At least six dead as Hurricane Laura leaves trail of destruction on US Gulf coast
- Monster storm tears roofs off houses while raging chemical fire shuts down major motorway
- Expected ‘killer surge’ did not materialise, but Louisiana residents still reeling from widespread damage

The most powerful storm to hit Louisiana in 164 years left a trail of shattered glass, crumbled cinderblock and twisted facades across hundreds of square miles, rendering much of the area impassable on Thursday.

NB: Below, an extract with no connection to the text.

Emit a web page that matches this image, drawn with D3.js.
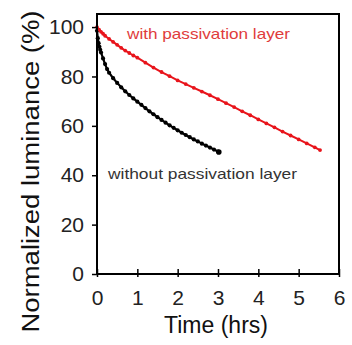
<!DOCTYPE html>
<html>
<head>
<meta charset="utf-8">
<script src="https://cdn.jsdelivr.net/npm/d3@7"></script>
<style>
  body { margin: 0; background: #fff; }
  text { font-family: "Liberation Sans", Arial, sans-serif; }
</style>
</head>
<body>
<script>
// data
var withTime = [0, 0.05, 0.1, 0.15, 0.2, 0.3, 0.4, 0.5, 0.6, 0.7, 0.8, 0.9, 1.0,
  1.2, 1.4, 1.6, 1.8, 2.0, 2.2, 2.4, 2.6, 2.8, 3.0, 3.2, 3.4, 3.6, 3.8, 4.0,
  4.2, 4.4, 4.6, 4.8, 5.0, 5.2, 5.4, 5.53];
var withLum = [100, 99.0, 98.1, 97.3, 96.5, 95.2, 94.0, 92.8, 91.6, 90.5, 89.5, 88.5, 87.6,
  85.6, 83.6, 81.8, 80.1, 78.4, 76.9, 75.4, 73.9, 72.4, 70.8, 69.2, 67.6, 65.9, 64.3, 62.6,
  61.0, 59.4, 57.7, 56.1, 54.5, 52.9, 51.3, 50.2];

var withoutTime = [0, 0.02, 0.04, 0.06, 0.08, 0.1, 0.15, 0.2, 0.25, 0.3, 0.4, 0.5, 0.6,
  0.7, 0.8, 0.9, 1.0, 1.1, 1.2, 1.3, 1.4, 1.5, 1.6, 1.7, 1.8, 1.9, 2.0, 2.1, 2.2,
  2.3, 2.4, 2.5, 2.6, 2.7, 2.8, 2.9, 3.0, 3.02];
var withoutLum = [98.5, 95.5, 93.5, 92.0, 90.8, 89.7, 87.3, 85.0, 83.0, 81.5, 79.3, 77.4, 75.6,
  74.0, 72.5, 71.1, 69.8, 68.5, 67.2, 65.9, 64.7, 63.5, 62.4, 61.3, 60.2, 59.2, 58.2, 57.2, 56.3,
  55.4, 54.5, 53.7, 52.8, 52.0, 51.2, 50.4, 49.6, 49.4];

var xTicks = [0, 1, 2, 3, 4, 5, 6];
var yTicks = [0, 20, 40, 60, 80, 100];

var margin = {top: 14, right: 13, bottom: 71, left: 97},
    width = 352 - margin.left - margin.right,
    height = 345 - margin.top - margin.bottom;

var x = d3.scaleLinear().domain([0, 6]).range([0, width]);
var y = d3.scaleLinear().domain([0, 105.3]).range([height, 0]);

var svg = d3.select("body").append("svg")
    .attr("width", 352)
    .attr("height", 345)
  .append("g")
    .attr("transform", "translate(" + margin.left + "," + margin.top + ")");

function pts(ts, vs) {
  return ts.map(function(t, i) { return {t: t, v: vs[i]}; });
}
var redData = pts(withTime, withLum);
var blackData = pts(withoutTime, withoutLum);

var line = d3.line()
    .x(function(d) { return x(d.t); })
    .y(function(d) { return y(d.v); });

// black curve
svg.append("path")
    .datum(blackData)
    .attr("fill", "none")
    .attr("stroke", "#000")
    .attr("stroke-width", 2.2)
    .attr("d", line);
svg.selectAll(".bdot").data(blackData).enter().append("circle")
    .attr("cx", function(d) { return x(d.t); })
    .attr("cy", function(d) { return y(d.v); })
    .attr("r", function(d, i) { return i == blackData.length - 1 ? 2.8 : 2.1; })
    .attr("fill", "#000");

// red curve
svg.append("path")
    .datum(redData)
    .attr("fill", "none")
    .attr("stroke", "#e8141b")
    .attr("stroke-width", 2)
    .attr("d", line);
svg.selectAll(".rdot").data(redData).enter().append("circle")
    .attr("cx", function(d) { return x(d.t); })
    .attr("cy", function(d) { return y(d.v); })
    .attr("r", 1.9)
    .attr("fill", "#e8141b");

// frame
svg.append("rect")
    .attr("width", width)
    .attr("height", height)
    .attr("fill", "none")
    .attr("stroke", "#000")
    .attr("stroke-width", 2);

// axes
var xAxis = svg.append("g")
    .attr("transform", "translate(0," + height + ")")
    .call(d3.axisBottom(x).tickValues(xTicks).tickFormat(d3.format("d"))
      .tickSizeInner(-5).tickSizeOuter(0).tickPadding(16));
var yAxis = svg.append("g")
    .call(d3.axisLeft(y).tickValues(yTicks).tickFormat(d3.format("d"))
      .tickSizeInner(5).tickSizeOuter(0).tickPadding(8));

[xAxis, yAxis].forEach(function(a) {
  a.select(".domain").remove();
  a.selectAll(".tick line").attr("stroke", "#000").attr("stroke-width", 1.5);
  a.selectAll(".tick text").style("font-size", "21px").attr("fill", "#222");
});
// small outward stubs on x ticks
xAxis.selectAll(".tick").append("line")
    .attr("y1", 0).attr("y2", 3)
    .attr("stroke", "#000").attr("stroke-width", 1.5);

// axis titles
svg.append("text")
    .attr("x", width / 2 - 2)
    .attr("y", height + 59)
    .attr("text-anchor", "middle")
    .style("font-size", "23px")
    .attr("fill", "#111")
    .text("Time (hrs)");

svg.append("text")
    .attr("transform", "translate(" + (39 - margin.left) + "," + (171.5 - margin.top) + ") rotate(-90)")
    .attr("text-anchor", "middle")
    .style("font-size", "23px")
    .attr("textLength", 322)
    .attr("lengthAdjust", "spacingAndGlyphs")
    .attr("fill", "#111")
    .text("Normalized luminance (%)");

// curve labels
svg.append("text")
    .attr("x", 127 - margin.left)
    .attr("y", 39 - margin.top)
    .style("font-size", "15px")
    .attr("textLength", 163)
    .attr("lengthAdjust", "spacingAndGlyphs")
    .attr("fill", "#e03c3c")
    .text("with passivation layer");

svg.append("text")
    .attr("x", 108 - margin.left)
    .attr("y", 179 - margin.top)
    .style("font-size", "15px")
    .attr("textLength", 189)
    .attr("lengthAdjust", "spacingAndGlyphs")
    .attr("fill", "#333")
    .text("without passivation layer");
</script>
</body>
</html>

Fallen power lines and sheared roofs littered a wide swathe of Louisiana while a raging chemical fire spewed acrid smoke and shut a major motorway just hours after Hurricane Laura roared ashore.
A 10-foot (three-metre) steeple was plucked from a Pentecostal church in the small town of DeQuincy, 240 miles (386km) west of New Orleans, as residents huddled inside overnight to shelter from the monster storm.

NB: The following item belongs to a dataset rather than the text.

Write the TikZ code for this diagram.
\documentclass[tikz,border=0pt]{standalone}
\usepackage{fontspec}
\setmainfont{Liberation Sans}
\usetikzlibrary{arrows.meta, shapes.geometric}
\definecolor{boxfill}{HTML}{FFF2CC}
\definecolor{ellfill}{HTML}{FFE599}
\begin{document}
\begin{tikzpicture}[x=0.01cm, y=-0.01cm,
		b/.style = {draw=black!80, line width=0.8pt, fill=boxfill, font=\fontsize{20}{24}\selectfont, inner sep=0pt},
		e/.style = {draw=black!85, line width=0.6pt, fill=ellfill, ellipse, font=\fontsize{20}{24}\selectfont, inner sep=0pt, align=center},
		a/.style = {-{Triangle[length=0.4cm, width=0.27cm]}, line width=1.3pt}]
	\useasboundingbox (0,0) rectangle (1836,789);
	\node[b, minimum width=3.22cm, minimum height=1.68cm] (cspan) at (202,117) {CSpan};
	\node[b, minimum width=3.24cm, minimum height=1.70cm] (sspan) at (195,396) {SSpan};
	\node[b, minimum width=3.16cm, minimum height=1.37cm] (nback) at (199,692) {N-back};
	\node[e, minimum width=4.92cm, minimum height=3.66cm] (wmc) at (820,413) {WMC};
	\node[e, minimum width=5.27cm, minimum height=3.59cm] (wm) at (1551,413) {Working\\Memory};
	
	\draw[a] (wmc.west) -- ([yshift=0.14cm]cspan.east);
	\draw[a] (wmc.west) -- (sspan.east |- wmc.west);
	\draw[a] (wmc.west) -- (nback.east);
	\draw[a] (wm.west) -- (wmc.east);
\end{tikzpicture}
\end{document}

Twenty-five miles away in Westlake, residents were warned to stay indoors and turn off air conditioners to protect themselves from the fumes billowing out of a chlorine fire at a plant that makes Comet cleanser and Clorox bleach.

Grenetta DuBrock fled her home near Lousiana’s coast as Laura was intensifying over the Gulf of Mexico. The 61-year-old thought evacuating north to DeQuincy would be enough to avoid the worst of the storm. It was not.